The purpose of building a colony outside of the earth is NOT to solve word overpopulation. The purpose is to put our eggs in many baskets. Or did you learn nothing from the celybinsk(sp?) Meteor incident?
Life doesn't have to be fun, glamorous, easy, or desirable there. The reason for putting life there isn't to crow about accomplishments, to solve some "overpopulation problem", or due to some science fiction fantasy utopian ideology or dream. Those are all popular canards used by people who hold your viewpoint, but none of them are the reasons why we should build a martian colony.
So, why then? Ask Mr Sagan. The basic gist is that keeping all the humans in one basket (earth) is a recipie for extinction on the long term. We have had at least one mass extinction event on this world. (And likely many others.) If it has happened once, it can and eventually will happen again. Refusal to accept this as a rational reason to expand our holdings as a species in favor of petty indulgences and empty arguments about difficulty are not founded on reason. Or did the recent russian meteor event not provide enough impetus for you?
No-one is saying a martian colony will be anything but a torturous, inhospitable, and eternally drudge-infused effort to barely survive. We are saying that the adversities that would be present are not insurmountable, and that you only truly fail when you fail to try, and are offing suggestions on how those adversities could be effectively overcome.
Take your recent one: moving hundreds of tons of dirt on top of the habitat's dome of sandbags.

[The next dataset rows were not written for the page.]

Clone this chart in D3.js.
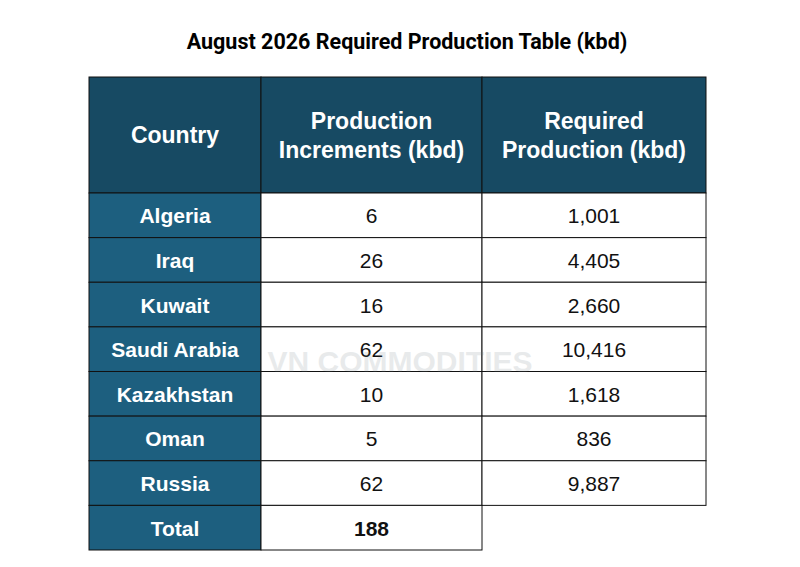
<!DOCTYPE html>
<html><head><meta charset="utf-8">
<script src="https://cdn.jsdelivr.net/npm/d3@7"></script>
<style>body{margin:0;background:#fff}</style>
</head><body><svg id="chart"></svg>
<script>
const title = "August 2026 Required Production Table (kbd)";
const headers = [["Country"], ["Production", "Increments (kbd)"], ["Required", "Production (kbd)"]];
const countries = ["Algeria", "Iraq", "Kuwait", "Saudi Arabia", "Kazakhstan", "Oman", "Russia", "Total"];
const increments = [6, 26, 16, 62, 10, 5, 62, 188];
const required = [1001, 4405, 2660, 10416, 1618, 836, 9887, null];

const W = 800, H = 567;
const svg = d3.select("#chart").attr("width", W).attr("height", H);
const font = "Liberation Sans, Arial, sans-serif";

svg.append("text").attr("x", 407).attr("y", 49).attr("text-anchor", "middle")
  .style("font-family", "Roboto, Arial, sans-serif").style("font-weight", 700).style("font-size", "21.5px")
  .text(title);

// column edges
const colX = [89, 261, 482, 706];
const headTop = 77, headBot = 193, tableBot = 550;
const y = d3.scaleBand().domain(d3.range(countries.length)).range([headBot, tableBot]);

// header
const head = svg.append("g");
headers.forEach((lines, i) => {
  head.append("rect").attr("x", colX[i]).attr("y", headTop)
    .attr("width", colX[i + 1] - colX[i]).attr("height", headBot - headTop)
    .attr("fill", "#174a63").attr("stroke", "#111").attr("stroke-width", 1);
  const cx = (colX[i] + colX[i + 1]) / 2, cy = (headTop + headBot) / 2;
  lines.forEach((l, j) => {
    head.append("text").attr("x", cx)
      .attr("y", cy + (j - (lines.length - 1) / 2) * 29 + 8)
      .attr("text-anchor", "middle").attr("fill", "#fff")
      .style("font-family", font).style("font-weight", 700).style("font-size", "23px").text(l);
  });
});

// rows
const rows = svg.append("g").selectAll("g").data(countries).join("g");
rows.each(function (c, i) {
  const g = d3.select(this), top = y(i), h = y.bandwidth();
  const vals = [c, increments[i], required[i]];
  vals.forEach((v, k) => {
    if (v === null) return;
    g.append("rect").attr("x", colX[k]).attr("y", top)
      .attr("width", colX[k + 1] - colX[k]).attr("height", h)
      .attr("fill", k === 0 ? "#1d5f7f" : "#fff")
      .attr("stroke", "#111").attr("stroke-width", 1);
    g.append("text").attr("x", (colX[k] + colX[k + 1]) / 2).attr("y", top + h / 2 + 8)
      .attr("text-anchor", "middle")
      .attr("fill", k === 0 ? "#fff" : "#111")
      .style("font-family", font)
      .style("font-weight", k === 0 || c === "Total" ? 700 : 400)
      .style("font-size", "21px")
      .text(k === 0 ? v : d3.format(",")(v));
  });
});

// watermark (faint, drawn on top like the reference)
svg.append("text").attr("x", 400).attr("y", 372).attr("text-anchor", "middle")
  .attr("opacity", 0.15)
  .style("font-family", font).style("font-weight", 700).style("font-size", "30px")
  .attr("fill", "#6a7a80").text("VN COMMODITIES");
</script></body></html>
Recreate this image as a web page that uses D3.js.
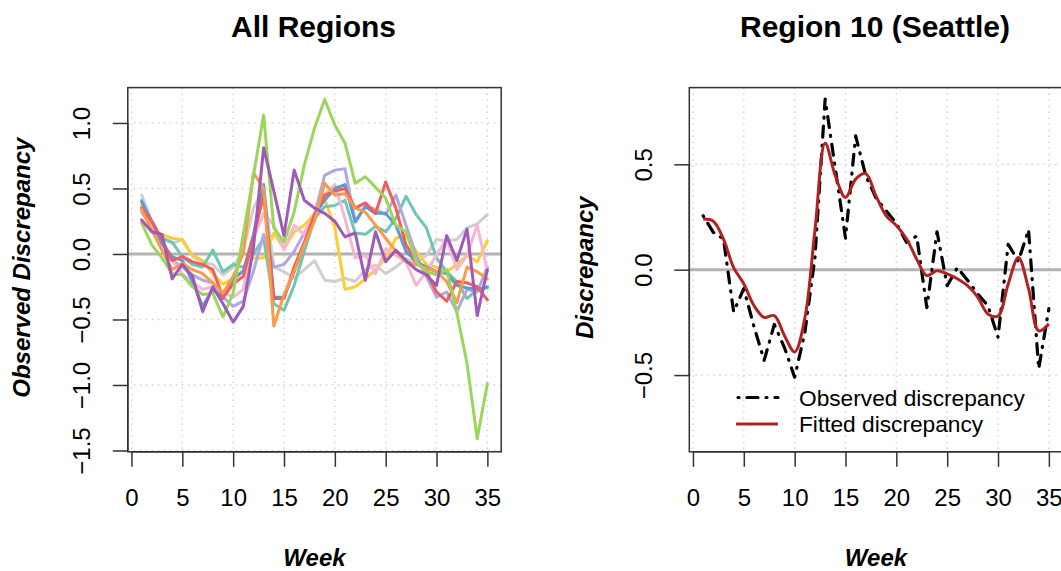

Here's an inexpensive way to do it, that makes use of the martian environment, rather than fighting it:
Mars has seasonal winds that blow the powder fine regolith all over the place, and routinely move huge dunes of the stuff around. You build a wind control wallaround the leeward sides of the dome, so that the dust carried by the winds gets dropped. Mars itself willdump the dirt you want if you are patient.
You can test this out in earth based deserts right now if you want. It's how lost cities in the sahara from antiquity get buried over.
When faced with a very daunting engineering challenge, don't work hard and go nowhere; work smart, and get shit done.